Secretário de Agricultura, João Machry, e chefe do escritório da Emater, Rudinei Medeiros, avaliam a situação (Foto: Taís Fortes)

Preocupação

Medeiros observa que Evandoir já havia comprado maquinários para facilitar o trabalho diário. “É uma atividade que exige muita dedicação”, comenta. Ele também salienta que, para Mato Leitão, o encerramento das atividades desse produtor representa uma perda significativa para o setor agrícola.

A partir da análise do cenário da produção leiteira nos últimos anos na Cidade das Orquídeas, ele explica que é possível perceber queda no número de produtores, grande parte associada à idade avançada e falta de sucessão. No entanto, o volume de produção se mantinha. “Um produtor que investia em tecnologia parar mostra a fragilidade do setor”, avalia.

O extensionista rural também ressalta que são necessárias políticas públicas voltadas ao setor e campanhas para a valorização do leite gaúcho e dos benefícios do consumo deste produto e seus derivados. “É preciso valorizar mais a cadeia produtiva do leite”, afirma.
As ponderações de Medeiros são compartilhadas pelo secretário de Agricultura e Meio Ambiente, João Carlos Machry. Segundo ele, que também tem envolvimento com a agricultura, a partir do acompanhamento feito pela pasta nos últimos anos, foi possível perceber que produtores menores de leite do município foram excluídos pelo mercado, especialmente pela necessidade de adaptação.

Para ele, a oscilação do preço pago pelo produto gera desmotivação. “Não tem como equilibrar. Nós nos preocupamos com isso, mas estamos de mãos amarradas. O Município oferece muitos programas de incentivo para tornar o setor primário o mais favorável possível”, lamenta.

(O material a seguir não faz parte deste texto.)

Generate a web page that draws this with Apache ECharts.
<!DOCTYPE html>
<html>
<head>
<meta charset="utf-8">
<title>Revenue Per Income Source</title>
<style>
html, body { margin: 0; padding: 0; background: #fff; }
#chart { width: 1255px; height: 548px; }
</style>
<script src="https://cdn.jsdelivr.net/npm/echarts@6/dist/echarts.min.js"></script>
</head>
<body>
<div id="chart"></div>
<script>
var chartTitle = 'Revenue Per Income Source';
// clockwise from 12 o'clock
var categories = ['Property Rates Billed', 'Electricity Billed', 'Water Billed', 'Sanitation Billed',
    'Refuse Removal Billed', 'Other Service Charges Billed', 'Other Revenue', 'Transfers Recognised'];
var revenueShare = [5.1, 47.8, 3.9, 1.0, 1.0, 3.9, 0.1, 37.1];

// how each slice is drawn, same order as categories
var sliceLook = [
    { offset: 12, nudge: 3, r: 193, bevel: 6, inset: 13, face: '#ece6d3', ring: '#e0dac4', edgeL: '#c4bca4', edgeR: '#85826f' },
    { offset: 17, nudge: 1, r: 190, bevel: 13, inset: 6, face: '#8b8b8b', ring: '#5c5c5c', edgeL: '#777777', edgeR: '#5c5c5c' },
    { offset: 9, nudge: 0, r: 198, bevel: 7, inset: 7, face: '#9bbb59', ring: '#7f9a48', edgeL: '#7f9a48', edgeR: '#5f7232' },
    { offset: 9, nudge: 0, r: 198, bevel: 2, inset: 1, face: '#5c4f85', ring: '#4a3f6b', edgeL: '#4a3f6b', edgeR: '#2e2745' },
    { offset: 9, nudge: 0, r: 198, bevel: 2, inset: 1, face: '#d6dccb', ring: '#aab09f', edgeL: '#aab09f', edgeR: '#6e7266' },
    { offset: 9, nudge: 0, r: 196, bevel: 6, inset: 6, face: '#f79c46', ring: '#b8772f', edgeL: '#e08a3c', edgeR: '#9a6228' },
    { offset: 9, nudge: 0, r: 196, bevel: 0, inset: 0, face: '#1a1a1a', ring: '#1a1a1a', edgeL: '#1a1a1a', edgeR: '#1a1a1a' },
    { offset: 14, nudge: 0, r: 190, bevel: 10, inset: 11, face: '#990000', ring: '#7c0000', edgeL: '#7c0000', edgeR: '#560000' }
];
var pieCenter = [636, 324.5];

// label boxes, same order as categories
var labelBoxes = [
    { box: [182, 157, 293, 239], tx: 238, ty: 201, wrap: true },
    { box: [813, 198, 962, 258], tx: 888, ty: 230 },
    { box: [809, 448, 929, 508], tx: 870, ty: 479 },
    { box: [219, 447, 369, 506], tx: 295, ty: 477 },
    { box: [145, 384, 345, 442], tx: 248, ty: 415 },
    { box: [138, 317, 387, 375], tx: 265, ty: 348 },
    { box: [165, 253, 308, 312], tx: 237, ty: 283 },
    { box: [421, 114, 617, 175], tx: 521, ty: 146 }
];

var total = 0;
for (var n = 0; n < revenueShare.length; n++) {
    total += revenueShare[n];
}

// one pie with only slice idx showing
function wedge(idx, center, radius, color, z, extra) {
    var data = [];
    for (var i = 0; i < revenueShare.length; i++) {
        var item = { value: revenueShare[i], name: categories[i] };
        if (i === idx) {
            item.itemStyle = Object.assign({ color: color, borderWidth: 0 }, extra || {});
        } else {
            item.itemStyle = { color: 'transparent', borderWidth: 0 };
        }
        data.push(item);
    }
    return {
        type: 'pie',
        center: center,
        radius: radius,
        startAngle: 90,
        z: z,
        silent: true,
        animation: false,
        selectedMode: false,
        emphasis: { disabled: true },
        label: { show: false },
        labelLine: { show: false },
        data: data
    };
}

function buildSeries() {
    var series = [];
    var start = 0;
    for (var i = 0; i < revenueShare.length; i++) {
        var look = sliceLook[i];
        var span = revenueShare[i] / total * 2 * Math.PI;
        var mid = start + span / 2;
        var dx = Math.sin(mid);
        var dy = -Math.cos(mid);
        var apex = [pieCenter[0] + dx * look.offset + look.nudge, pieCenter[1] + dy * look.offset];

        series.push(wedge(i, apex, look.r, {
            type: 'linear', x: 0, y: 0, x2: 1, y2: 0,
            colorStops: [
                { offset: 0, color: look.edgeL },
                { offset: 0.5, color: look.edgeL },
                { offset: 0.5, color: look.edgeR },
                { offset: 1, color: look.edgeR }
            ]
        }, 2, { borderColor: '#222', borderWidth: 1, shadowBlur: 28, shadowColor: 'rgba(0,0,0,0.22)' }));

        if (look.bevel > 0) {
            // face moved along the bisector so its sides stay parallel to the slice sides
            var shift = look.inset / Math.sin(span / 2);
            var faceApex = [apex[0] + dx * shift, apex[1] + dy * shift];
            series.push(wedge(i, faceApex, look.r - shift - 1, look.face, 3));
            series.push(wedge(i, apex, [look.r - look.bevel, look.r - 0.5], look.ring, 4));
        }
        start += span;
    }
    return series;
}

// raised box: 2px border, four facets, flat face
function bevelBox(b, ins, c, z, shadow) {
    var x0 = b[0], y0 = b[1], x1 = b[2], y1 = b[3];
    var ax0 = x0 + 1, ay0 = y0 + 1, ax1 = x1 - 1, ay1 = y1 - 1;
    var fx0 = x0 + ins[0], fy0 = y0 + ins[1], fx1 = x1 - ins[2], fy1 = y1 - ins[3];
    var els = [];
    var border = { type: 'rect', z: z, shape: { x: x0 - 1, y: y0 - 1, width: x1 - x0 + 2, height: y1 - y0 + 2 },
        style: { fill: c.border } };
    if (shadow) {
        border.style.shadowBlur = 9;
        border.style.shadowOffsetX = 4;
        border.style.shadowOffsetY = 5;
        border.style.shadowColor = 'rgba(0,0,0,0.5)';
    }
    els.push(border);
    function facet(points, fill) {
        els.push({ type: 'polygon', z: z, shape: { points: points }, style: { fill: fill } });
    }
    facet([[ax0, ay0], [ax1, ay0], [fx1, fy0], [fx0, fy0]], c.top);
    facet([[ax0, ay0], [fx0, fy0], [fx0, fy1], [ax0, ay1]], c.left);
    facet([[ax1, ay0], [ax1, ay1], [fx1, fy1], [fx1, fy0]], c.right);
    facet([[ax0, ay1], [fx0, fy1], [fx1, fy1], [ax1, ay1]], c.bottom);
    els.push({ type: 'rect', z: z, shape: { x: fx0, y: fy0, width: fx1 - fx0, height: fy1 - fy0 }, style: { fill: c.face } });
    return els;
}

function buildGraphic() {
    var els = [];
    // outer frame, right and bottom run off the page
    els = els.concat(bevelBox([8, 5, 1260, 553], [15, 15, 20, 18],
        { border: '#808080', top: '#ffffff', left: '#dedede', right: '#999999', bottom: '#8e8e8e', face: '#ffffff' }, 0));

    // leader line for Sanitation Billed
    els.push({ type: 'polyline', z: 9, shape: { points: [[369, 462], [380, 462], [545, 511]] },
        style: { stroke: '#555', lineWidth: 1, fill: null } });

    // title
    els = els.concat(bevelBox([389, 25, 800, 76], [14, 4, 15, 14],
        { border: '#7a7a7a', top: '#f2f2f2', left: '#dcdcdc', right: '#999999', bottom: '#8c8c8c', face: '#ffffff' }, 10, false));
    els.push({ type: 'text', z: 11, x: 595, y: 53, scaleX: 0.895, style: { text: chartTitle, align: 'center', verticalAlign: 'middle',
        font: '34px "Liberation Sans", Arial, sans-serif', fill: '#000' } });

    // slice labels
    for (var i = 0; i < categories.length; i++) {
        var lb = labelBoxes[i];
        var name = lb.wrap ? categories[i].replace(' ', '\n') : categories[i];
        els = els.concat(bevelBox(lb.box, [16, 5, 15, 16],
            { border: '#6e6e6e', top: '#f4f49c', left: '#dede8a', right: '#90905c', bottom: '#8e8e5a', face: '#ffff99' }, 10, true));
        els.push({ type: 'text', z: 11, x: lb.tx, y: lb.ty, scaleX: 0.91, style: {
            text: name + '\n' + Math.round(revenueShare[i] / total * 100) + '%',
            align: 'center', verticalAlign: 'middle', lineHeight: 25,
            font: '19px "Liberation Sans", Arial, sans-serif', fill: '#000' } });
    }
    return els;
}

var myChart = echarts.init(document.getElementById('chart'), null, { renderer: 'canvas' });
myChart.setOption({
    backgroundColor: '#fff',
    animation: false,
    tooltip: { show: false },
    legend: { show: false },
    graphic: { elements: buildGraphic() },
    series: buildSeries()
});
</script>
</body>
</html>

Machry ainda salienta que, no caso específico de Evandoir, foi possível perceber que ele tentou se adaptar ao mercado. “Ele tinha resiliência e fez o possível para se manter.” O receio do secretário e do chefe do escritório da Emater é que mais produtores parem com a atividade também. “Ele não é o único que está com problemas. A cadeia está com grandes dificuldades de se manter e tornar rentável para os produtores”, analisa o secretário.